Data entries:
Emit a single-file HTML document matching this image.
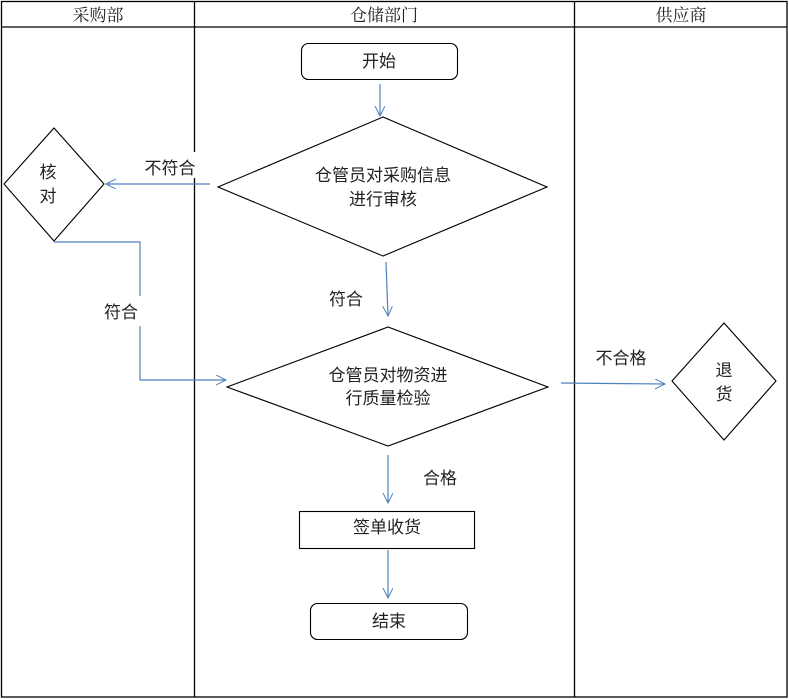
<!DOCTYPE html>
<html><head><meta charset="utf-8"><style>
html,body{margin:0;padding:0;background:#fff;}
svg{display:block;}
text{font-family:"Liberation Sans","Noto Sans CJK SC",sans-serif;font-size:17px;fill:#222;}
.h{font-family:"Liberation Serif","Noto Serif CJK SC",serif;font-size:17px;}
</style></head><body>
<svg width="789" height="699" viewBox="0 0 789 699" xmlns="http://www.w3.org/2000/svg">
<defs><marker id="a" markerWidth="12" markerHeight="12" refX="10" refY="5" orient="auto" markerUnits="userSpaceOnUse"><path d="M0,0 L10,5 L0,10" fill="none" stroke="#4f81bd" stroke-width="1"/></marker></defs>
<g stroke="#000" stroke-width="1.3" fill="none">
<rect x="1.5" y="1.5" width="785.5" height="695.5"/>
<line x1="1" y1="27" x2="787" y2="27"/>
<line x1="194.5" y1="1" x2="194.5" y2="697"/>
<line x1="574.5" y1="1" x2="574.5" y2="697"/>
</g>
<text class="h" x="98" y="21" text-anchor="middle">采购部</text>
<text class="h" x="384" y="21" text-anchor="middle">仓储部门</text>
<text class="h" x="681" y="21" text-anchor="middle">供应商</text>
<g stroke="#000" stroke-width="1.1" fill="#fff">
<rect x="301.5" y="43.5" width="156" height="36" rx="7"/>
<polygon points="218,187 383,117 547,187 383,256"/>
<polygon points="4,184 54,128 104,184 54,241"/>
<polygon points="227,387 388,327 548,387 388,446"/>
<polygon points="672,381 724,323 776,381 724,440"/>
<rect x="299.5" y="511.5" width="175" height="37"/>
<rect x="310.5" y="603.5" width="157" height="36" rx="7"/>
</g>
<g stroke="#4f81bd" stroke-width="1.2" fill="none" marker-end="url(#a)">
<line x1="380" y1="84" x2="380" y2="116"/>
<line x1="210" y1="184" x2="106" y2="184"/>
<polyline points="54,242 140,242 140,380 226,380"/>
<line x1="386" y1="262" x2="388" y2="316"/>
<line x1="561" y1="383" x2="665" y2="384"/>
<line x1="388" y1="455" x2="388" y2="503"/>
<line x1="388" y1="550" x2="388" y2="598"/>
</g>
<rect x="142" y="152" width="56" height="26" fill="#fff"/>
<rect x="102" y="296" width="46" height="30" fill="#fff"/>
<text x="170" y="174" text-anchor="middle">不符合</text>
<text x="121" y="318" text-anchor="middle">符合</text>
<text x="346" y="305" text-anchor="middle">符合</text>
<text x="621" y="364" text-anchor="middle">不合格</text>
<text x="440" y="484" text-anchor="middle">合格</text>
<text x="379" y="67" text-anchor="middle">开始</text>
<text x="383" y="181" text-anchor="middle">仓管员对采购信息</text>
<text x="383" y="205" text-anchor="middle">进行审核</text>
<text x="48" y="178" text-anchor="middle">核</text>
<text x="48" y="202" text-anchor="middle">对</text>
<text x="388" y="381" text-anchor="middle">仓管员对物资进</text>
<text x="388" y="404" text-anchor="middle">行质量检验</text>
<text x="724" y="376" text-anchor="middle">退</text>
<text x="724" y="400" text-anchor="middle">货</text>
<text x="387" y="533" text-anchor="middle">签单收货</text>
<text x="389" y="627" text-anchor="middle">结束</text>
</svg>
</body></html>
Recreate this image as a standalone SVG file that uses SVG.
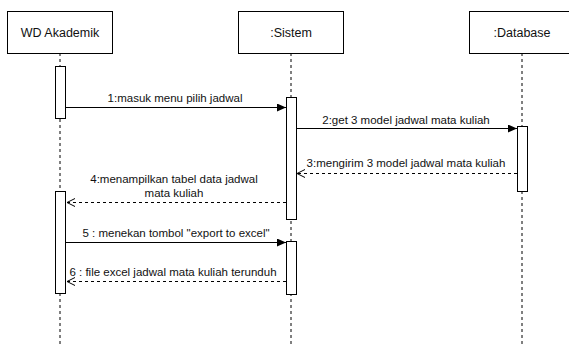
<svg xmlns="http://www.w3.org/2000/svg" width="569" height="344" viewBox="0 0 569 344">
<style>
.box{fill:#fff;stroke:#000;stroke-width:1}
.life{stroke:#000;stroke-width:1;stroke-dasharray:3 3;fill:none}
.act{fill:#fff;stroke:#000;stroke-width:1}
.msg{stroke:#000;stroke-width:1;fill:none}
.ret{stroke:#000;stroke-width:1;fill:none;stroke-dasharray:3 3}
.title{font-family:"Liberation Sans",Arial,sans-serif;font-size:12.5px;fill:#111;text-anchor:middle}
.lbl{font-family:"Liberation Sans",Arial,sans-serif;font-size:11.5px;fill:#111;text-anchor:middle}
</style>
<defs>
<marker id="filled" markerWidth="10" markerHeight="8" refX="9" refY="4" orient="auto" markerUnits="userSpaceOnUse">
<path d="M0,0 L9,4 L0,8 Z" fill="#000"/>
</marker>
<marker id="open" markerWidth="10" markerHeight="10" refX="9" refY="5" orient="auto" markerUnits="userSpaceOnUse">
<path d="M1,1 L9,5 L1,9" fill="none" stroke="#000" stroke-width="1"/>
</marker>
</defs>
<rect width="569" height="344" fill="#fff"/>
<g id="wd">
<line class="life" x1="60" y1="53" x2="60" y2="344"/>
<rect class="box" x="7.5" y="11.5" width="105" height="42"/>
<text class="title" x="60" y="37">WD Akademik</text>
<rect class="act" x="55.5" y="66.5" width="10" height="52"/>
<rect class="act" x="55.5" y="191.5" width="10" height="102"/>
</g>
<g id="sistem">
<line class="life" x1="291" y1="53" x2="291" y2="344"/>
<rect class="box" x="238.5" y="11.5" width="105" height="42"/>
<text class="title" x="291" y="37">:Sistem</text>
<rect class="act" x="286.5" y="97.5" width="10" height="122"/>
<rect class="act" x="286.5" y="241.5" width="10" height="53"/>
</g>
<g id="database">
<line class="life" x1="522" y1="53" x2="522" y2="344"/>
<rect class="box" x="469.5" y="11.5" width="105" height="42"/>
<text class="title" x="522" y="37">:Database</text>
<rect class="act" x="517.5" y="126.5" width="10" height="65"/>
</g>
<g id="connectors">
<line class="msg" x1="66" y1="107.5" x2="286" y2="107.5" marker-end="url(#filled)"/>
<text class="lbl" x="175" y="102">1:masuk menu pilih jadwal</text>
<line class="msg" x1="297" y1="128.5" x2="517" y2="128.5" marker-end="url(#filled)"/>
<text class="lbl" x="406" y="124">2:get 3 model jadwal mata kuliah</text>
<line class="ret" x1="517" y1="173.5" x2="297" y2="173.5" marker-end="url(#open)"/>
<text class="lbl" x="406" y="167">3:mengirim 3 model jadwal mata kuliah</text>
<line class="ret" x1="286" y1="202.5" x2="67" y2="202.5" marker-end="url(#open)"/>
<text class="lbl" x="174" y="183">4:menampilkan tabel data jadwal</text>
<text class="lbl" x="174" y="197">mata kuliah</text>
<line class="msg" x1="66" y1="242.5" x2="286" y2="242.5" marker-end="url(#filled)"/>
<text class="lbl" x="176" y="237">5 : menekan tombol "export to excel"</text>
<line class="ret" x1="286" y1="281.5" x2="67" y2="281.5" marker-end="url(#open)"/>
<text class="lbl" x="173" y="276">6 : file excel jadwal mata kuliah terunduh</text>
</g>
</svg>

Aim of the exercise: Every record above should be written out again exactly; the pictures stay out of the copy.

Solution:
Emit a single-file HTML document matching this image.
<!DOCTYPE html>
<html><head><meta charset="utf-8"><style>
html,body{margin:0;padding:0;background:#fff;}
svg{display:block;}
text{font-family:"Liberation Sans","Noto Sans CJK SC",sans-serif;font-size:17px;fill:#222;}
.h{font-family:"Liberation Serif","Noto Serif CJK SC",serif;font-size:17px;}
</style></head><body>
<svg width="789" height="699" viewBox="0 0 789 699" xmlns="http://www.w3.org/2000/svg">
<defs><marker id="a" markerWidth="12" markerHeight="12" refX="10" refY="5" orient="auto" markerUnits="userSpaceOnUse"><path d="M0,0 L10,5 L0,10" fill="none" stroke="#4f81bd" stroke-width="1"/></marker></defs>
<g stroke="#000" stroke-width="1.3" fill="none">
<rect x="1.5" y="1.5" width="785.5" height="695.5"/>
<line x1="1" y1="27" x2="787" y2="27"/>
<line x1="194.5" y1="1" x2="194.5" y2="697"/>
<line x1="574.5" y1="1" x2="574.5" y2="697"/>
</g>
<text class="h" x="98" y="21" text-anchor="middle">采购部</text>
<text class="h" x="384" y="21" text-anchor="middle">仓储部门</text>
<text class="h" x="681" y="21" text-anchor="middle">供应商</text>
<g stroke="#000" stroke-width="1.1" fill="#fff">
<rect x="301.5" y="43.5" width="156" height="36" rx="7"/>
<polygon points="218,187 383,117 547,187 383,256"/>
<polygon points="4,184 54,128 104,184 54,241"/>
<polygon points="227,387 388,327 548,387 388,446"/>
<polygon points="672,381 724,323 776,381 724,440"/>
<rect x="299.5" y="511.5" width="175" height="37"/>
<rect x="310.5" y="603.5" width="157" height="36" rx="7"/>
</g>
<g stroke="#4f81bd" stroke-width="1.2" fill="none" marker-end="url(#a)">
<line x1="380" y1="84" x2="380" y2="116"/>
<line x1="210" y1="184" x2="106" y2="184"/>
<polyline points="54,242 140,242 140,380 226,380"/>
<line x1="386" y1="262" x2="388" y2="316"/>
<line x1="561" y1="383" x2="665" y2="384"/>
<line x1="388" y1="455" x2="388" y2="503"/>
<line x1="388" y1="550" x2="388" y2="598"/>
</g>
<rect x="142" y="152" width="56" height="26" fill="#fff"/>
<rect x="102" y="296" width="46" height="30" fill="#fff"/>
<text x="170" y="174" text-anchor="middle">不符合</text>
<text x="121" y="318" text-anchor="middle">符合</text>
<text x="346" y="305" text-anchor="middle">符合</text>
<text x="621" y="364" text-anchor="middle">不合格</text>
<text x="440" y="484" text-anchor="middle">合格</text>
<text x="379" y="67" text-anchor="middle">开始</text>
<text x="383" y="181" text-anchor="middle">仓管员对采购信息</text>
<text x="383" y="205" text-anchor="middle">进行审核</text>
<text x="48" y="178" text-anchor="middle">核</text>
<text x="48" y="202" text-anchor="middle">对</text>
<text x="388" y="381" text-anchor="middle">仓管员对物资进</text>
<text x="388" y="404" text-anchor="middle">行质量检验</text>
<text x="724" y="376" text-anchor="middle">退</text>
<text x="724" y="400" text-anchor="middle">货</text>
<text x="387" y="533" text-anchor="middle">签单收货</text>
<text x="389" y="627" text-anchor="middle">结束</text>
</svg>
</body></html>
Recreate this image as a standalone SVG file that uses SVG.
<svg xmlns="http://www.w3.org/2000/svg" width="569" height="344" viewBox="0 0 569 344">
<style>
.box{fill:#fff;stroke:#000;stroke-width:1}
.life{stroke:#000;stroke-width:1;stroke-dasharray:3 3;fill:none}
.act{fill:#fff;stroke:#000;stroke-width:1}
.msg{stroke:#000;stroke-width:1;fill:none}
.ret{stroke:#000;stroke-width:1;fill:none;stroke-dasharray:3 3}
.title{font-family:"Liberation Sans",Arial,sans-serif;font-size:12.5px;fill:#111;text-anchor:middle}
.lbl{font-family:"Liberation Sans",Arial,sans-serif;font-size:11.5px;fill:#111;text-anchor:middle}
</style>
<defs>
<marker id="filled" markerWidth="10" markerHeight="8" refX="9" refY="4" orient="auto" markerUnits="userSpaceOnUse">
<path d="M0,0 L9,4 L0,8 Z" fill="#000"/>
</marker>
<marker id="open" markerWidth="10" markerHeight="10" refX="9" refY="5" orient="auto" markerUnits="userSpaceOnUse">
<path d="M1,1 L9,5 L1,9" fill="none" stroke="#000" stroke-width="1"/>
</marker>
</defs>
<rect width="569" height="344" fill="#fff"/>
<g id="wd">
<line class="life" x1="60" y1="53" x2="60" y2="344"/>
<rect class="box" x="7.5" y="11.5" width="105" height="42"/>
<text class="title" x="60" y="37">WD Akademik</text>
<rect class="act" x="55.5" y="66.5" width="10" height="52"/>
<rect class="act" x="55.5" y="191.5" width="10" height="102"/>
</g>
<g id="sistem">
<line class="life" x1="291" y1="53" x2="291" y2="344"/>
<rect class="box" x="238.5" y="11.5" width="105" height="42"/>
<text class="title" x="291" y="37">:Sistem</text>
<rect class="act" x="286.5" y="97.5" width="10" height="122"/>
<rect class="act" x="286.5" y="241.5" width="10" height="53"/>
</g>
<g id="database">
<line class="life" x1="522" y1="53" x2="522" y2="344"/>
<rect class="box" x="469.5" y="11.5" width="105" height="42"/>
<text class="title" x="522" y="37">:Database</text>
<rect class="act" x="517.5" y="126.5" width="10" height="65"/>
</g>
<g id="connectors">
<line class="msg" x1="66" y1="107.5" x2="286" y2="107.5" marker-end="url(#filled)"/>
<text class="lbl" x="175" y="102">1:masuk menu pilih jadwal</text>
<line class="msg" x1="297" y1="128.5" x2="517" y2="128.5" marker-end="url(#filled)"/>
<text class="lbl" x="406" y="124">2:get 3 model jadwal mata kuliah</text>
<line class="ret" x1="517" y1="173.5" x2="297" y2="173.5" marker-end="url(#open)"/>
<text class="lbl" x="406" y="167">3:mengirim 3 model jadwal mata kuliah</text>
<line class="ret" x1="286" y1="202.5" x2="67" y2="202.5" marker-end="url(#open)"/>
<text class="lbl" x="174" y="183">4:menampilkan tabel data jadwal</text>
<text class="lbl" x="174" y="197">mata kuliah</text>
<line class="msg" x1="66" y1="242.5" x2="286" y2="242.5" marker-end="url(#filled)"/>
<text class="lbl" x="176" y="237">5 : menekan tombol "export to excel"</text>
<line class="ret" x1="286" y1="281.5" x2="67" y2="281.5" marker-end="url(#open)"/>
<text class="lbl" x="173" y="276">6 : file excel jadwal mata kuliah terunduh</text>
</g>
</svg>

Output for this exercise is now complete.